En esta tierra de extremos, y no sólo en lo político, te asfixias durante el día y casi pasas frío cuando amanece. Así es Castilla y, por extensión, España. Como para mostrar perplejidad ante nuestra falta de ponderación en las cosas cotidianas.
De unos años a esta parte, por las calles de las ciudades ya no es que se echen de menos las corbatas y las americanas (proscritas desde hace una década, por lo menos) sino que el calor hace que muchos hombres anden sobre sandalias y en calzones, luciendo canillas blancas, pelos negros hacia la entrepierna, camisetas que remarcan la barriga cervecera y gorras que coronan la tonsura del calvo. Abundan los adefesios, sin decoro y sin freno.
Es con el asfalto fundido bajo nuestros pies cuando más sospechamos que la urbanidad se ha refugiado en los pueblos, entre los viejos con billete sacado para el último viaje. Los del bastón y el sombrero, las del vestido floreado y el peinado con permanente, esos ancianos que comparten las escasas sombras arrimados a la pared con el solemne galgo y el gato somnoliento, aislándose como pueden del bullicio de los veraneantes, son ya casi el último ejemplo de la compostura indumentaria.
Hace muchos milenios que el vestido vale más por lo que disimula ante los demás que por lo que protege de las inclemencias. Eso lo saben bien, sin necesidad de pensarlo, los más inteligentes. Lo desdeñan, los zafios.
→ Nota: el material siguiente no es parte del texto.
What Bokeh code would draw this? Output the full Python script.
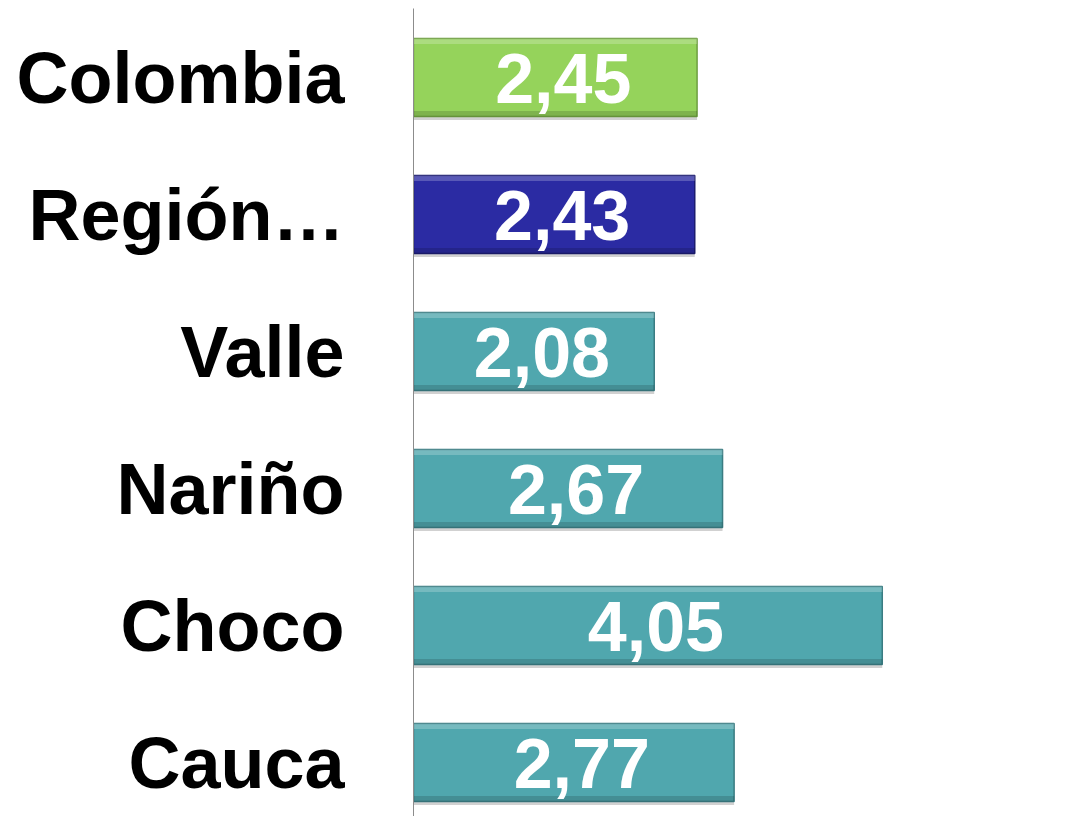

La verdad más universal, mientras los físicos no se pongan de acuerdo para resolver los misterios cuánticos, es que todos somos feos. Unos más que otros, claro, pero lo más general es que la fina capa que mantiene las vísceras al resguardo del aire esté llena de imperfecciones.
El mejor muestrario de cómo somos realmente lo encontramos, con cada estío, en las piscinas. Un escaparate tan variado como mortífero, si no se administra uno adecuadamente la dosis.
Desde las carnes más opulentas a los cuerpos más enjutos y llenos de pellejos, podemos recorrer con nuestros ojos lo evidente, porque las normas del baño lo dejan al alcance de nuestra mortificada vista: los múltiples tatuajes de ese gañán treintañero que suda anabolizantes; el delfín en la espalda de la horterilla de al lado; las lorzas inconmensurables e incontenidas de todas las suegras desparramadas en inestables biquinis: ¿terminarán pudiendo más los escondidos soportes o la fuerza de la gravedad?
Una de las imágenes más desoladoras de cuantas nos han llegado del exterminio de los judíos en la Alemania nazi reflejaba el momento en que largas filas de mujeres –o de hombres, según el caso– habían sido forzados a desnudarse a la espera de su destino. Esos cuerpos habían sido despojados de la ropa y, en buena medida, de su dignidad. No estamos ante una masa informe sino ante un sucesión, dolorosísima, de individuos que intentan recomponer su situación ante el mundo mientras se tapan con las manos lo que pueden y esconden el dolor dentro de su cuerpo, tan ajado y triste como el de todos los demás.
Los griegos clásicos y Hugh Heffner compartieron el propósito de inventarse un canon de belleza humana que sólo ha existido en las esculturas de pentélico y en el «Playboy», igualados en su falsedad. Aunque dé gusto mirarlo.
Si aún no renegamos del civismo, deberíamos empezar por asumir que lo que nos muestra cada mañana el espejo del cuarto de baño está más cerca de un cuadro de Lucien Freud que del inalcanzable ideal de belleza de los últimos 2.500 años, sin turgencias que llevarnos a las pupilas ni líneas armoniosas que ofrendar a los demás viandantes, esos que bastante tienen con lo suyo como para hacerles compartir también nuestros horrores. Lo de las piscinas habrá que darlo por perdido, como condena de la Humanidad.
La tauromaquia, que es fuente inagotable de recursos retóricos, nos da la solución. En el callejón, cuando el toro se conduce por la arena con aviesas intenciones, no es raro escuchar al mozo de espadas proferir el consabido «Tápese, maestro», para evitar una cogida. Pues eso: tápense. Si aún están a tiempo.